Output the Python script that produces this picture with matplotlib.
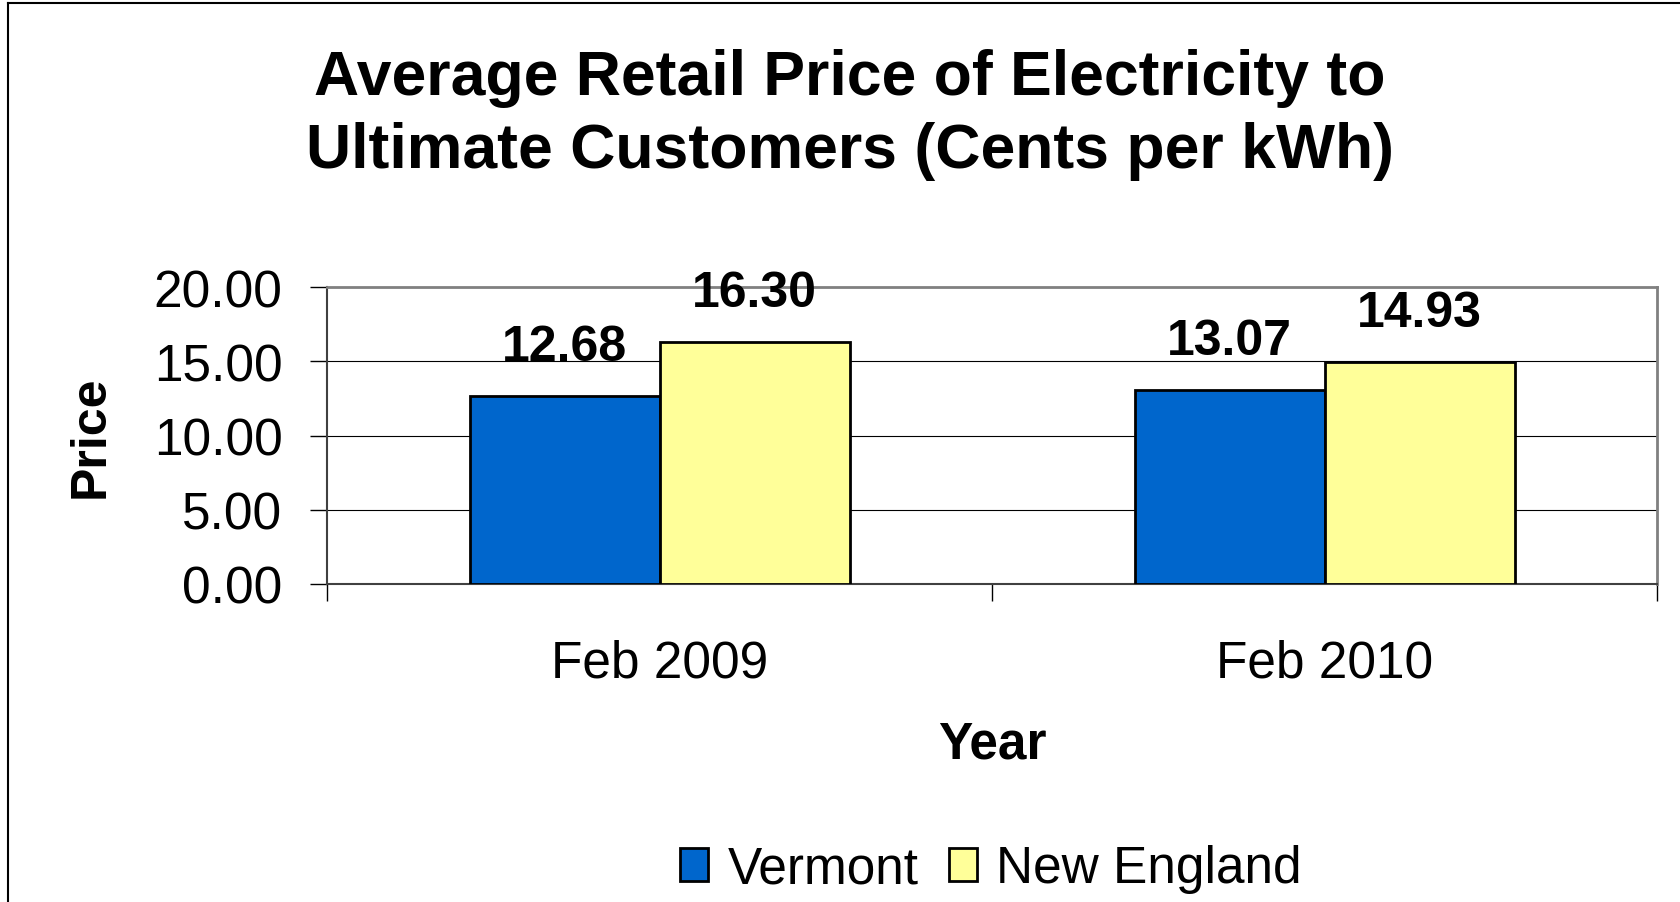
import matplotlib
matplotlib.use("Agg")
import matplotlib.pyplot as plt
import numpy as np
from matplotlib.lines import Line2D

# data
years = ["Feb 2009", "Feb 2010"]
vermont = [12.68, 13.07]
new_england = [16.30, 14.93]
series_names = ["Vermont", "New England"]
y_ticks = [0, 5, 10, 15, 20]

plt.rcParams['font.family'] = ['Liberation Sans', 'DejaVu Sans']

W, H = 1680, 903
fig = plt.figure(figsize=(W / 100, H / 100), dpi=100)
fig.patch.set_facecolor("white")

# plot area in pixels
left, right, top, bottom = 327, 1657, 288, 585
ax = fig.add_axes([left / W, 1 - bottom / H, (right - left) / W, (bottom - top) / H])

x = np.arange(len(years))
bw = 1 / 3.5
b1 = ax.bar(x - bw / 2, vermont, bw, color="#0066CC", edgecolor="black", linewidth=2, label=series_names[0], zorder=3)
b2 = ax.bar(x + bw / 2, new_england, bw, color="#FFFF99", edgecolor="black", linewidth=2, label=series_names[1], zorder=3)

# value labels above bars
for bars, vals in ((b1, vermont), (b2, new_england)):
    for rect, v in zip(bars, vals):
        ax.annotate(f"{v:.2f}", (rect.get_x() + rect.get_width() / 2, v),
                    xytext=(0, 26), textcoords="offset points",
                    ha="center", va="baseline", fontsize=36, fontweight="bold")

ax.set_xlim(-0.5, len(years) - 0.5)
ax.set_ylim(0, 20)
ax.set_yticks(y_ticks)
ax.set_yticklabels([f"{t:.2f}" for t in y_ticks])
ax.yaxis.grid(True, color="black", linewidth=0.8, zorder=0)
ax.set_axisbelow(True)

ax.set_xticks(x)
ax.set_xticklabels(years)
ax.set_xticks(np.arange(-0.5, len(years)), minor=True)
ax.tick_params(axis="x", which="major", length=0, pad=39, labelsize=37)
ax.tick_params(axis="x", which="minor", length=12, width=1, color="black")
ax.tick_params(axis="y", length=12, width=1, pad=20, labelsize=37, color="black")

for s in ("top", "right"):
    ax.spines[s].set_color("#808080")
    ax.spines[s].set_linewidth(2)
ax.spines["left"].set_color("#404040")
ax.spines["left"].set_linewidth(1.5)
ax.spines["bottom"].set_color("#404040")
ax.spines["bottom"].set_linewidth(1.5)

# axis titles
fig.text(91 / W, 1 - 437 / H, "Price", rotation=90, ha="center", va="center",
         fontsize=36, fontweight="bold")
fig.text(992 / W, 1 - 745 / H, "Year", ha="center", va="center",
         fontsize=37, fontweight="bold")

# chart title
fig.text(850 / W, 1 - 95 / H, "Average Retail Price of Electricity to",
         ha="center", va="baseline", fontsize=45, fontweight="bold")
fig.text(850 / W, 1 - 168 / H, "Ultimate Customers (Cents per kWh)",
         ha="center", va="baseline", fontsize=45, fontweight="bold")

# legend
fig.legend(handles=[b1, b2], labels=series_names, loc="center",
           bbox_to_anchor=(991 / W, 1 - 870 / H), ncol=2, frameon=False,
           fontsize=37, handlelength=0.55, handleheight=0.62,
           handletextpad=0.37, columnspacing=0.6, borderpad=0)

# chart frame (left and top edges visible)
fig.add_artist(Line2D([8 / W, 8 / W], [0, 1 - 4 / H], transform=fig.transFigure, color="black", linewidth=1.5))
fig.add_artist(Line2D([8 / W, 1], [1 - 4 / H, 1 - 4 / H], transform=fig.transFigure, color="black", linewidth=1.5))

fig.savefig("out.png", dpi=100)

========================================

WHAT IS EXPECTED
Reproduce the material above in full, exactly, with no images.

COMPLETED TASK
Output the Python script that produces this picture with matplotlib.
import matplotlib
matplotlib.use("Agg")
import matplotlib.pyplot as plt
import numpy as np
from matplotlib.lines import Line2D

# data
years = ["Feb 2009", "Feb 2010"]
vermont = [12.68, 13.07]
new_england = [16.30, 14.93]
series_names = ["Vermont", "New England"]
y_ticks = [0, 5, 10, 15, 20]

plt.rcParams['font.family'] = ['Liberation Sans', 'DejaVu Sans']

W, H = 1680, 903
fig = plt.figure(figsize=(W / 100, H / 100), dpi=100)
fig.patch.set_facecolor("white")

# plot area in pixels
left, right, top, bottom = 327, 1657, 288, 585
ax = fig.add_axes([left / W, 1 - bottom / H, (right - left) / W, (bottom - top) / H])

x = np.arange(len(years))
bw = 1 / 3.5
b1 = ax.bar(x - bw / 2, vermont, bw, color="#0066CC", edgecolor="black", linewidth=2, label=series_names[0], zorder=3)
b2 = ax.bar(x + bw / 2, new_england, bw, color="#FFFF99", edgecolor="black", linewidth=2, label=series_names[1], zorder=3)

# value labels above bars
for bars, vals in ((b1, vermont), (b2, new_england)):
    for rect, v in zip(bars, vals):
        ax.annotate(f"{v:.2f}", (rect.get_x() + rect.get_width() / 2, v),
                    xytext=(0, 26), textcoords="offset points",
                    ha="center", va="baseline", fontsize=36, fontweight="bold")

ax.set_xlim(-0.5, len(years) - 0.5)
ax.set_ylim(0, 20)
ax.set_yticks(y_ticks)
ax.set_yticklabels([f"{t:.2f}" for t in y_ticks])
ax.yaxis.grid(True, color="black", linewidth=0.8, zorder=0)
ax.set_axisbelow(True)

ax.set_xticks(x)
ax.set_xticklabels(years)
ax.set_xticks(np.arange(-0.5, len(years)), minor=True)
ax.tick_params(axis="x", which="major", length=0, pad=39, labelsize=37)
ax.tick_params(axis="x", which="minor", length=12, width=1, color="black")
ax.tick_params(axis="y", length=12, width=1, pad=20, labelsize=37, color="black")

for s in ("top", "right"):
    ax.spines[s].set_color("#808080")
    ax.spines[s].set_linewidth(2)
ax.spines["left"].set_color("#404040")
ax.spines["left"].set_linewidth(1.5)
ax.spines["bottom"].set_color("#404040")
ax.spines["bottom"].set_linewidth(1.5)

# axis titles
fig.text(91 / W, 1 - 437 / H, "Price", rotation=90, ha="center", va="center",
         fontsize=36, fontweight="bold")
fig.text(992 / W, 1 - 745 / H, "Year", ha="center", va="center",
         fontsize=37, fontweight="bold")

# chart title
fig.text(850 / W, 1 - 95 / H, "Average Retail Price of Electricity to",
         ha="center", va="baseline", fontsize=45, fontweight="bold")
fig.text(850 / W, 1 - 168 / H, "Ultimate Customers (Cents per kWh)",
         ha="center", va="baseline", fontsize=45, fontweight="bold")

# legend
fig.legend(handles=[b1, b2], labels=series_names, loc="center",
           bbox_to_anchor=(991 / W, 1 - 870 / H), ncol=2, frameon=False,
           fontsize=37, handlelength=0.55, handleheight=0.62,
           handletextpad=0.37, columnspacing=0.6, borderpad=0)

# chart frame (left and top edges visible)
fig.add_artist(Line2D([8 / W, 8 / W], [0, 1 - 4 / H], transform=fig.transFigure, color="black", linewidth=1.5))
fig.add_artist(Line2D([8 / W, 1], [1 - 4 / H, 1 - 4 / H], transform=fig.transFigure, color="black", linewidth=1.5))

fig.savefig("out.png", dpi=100)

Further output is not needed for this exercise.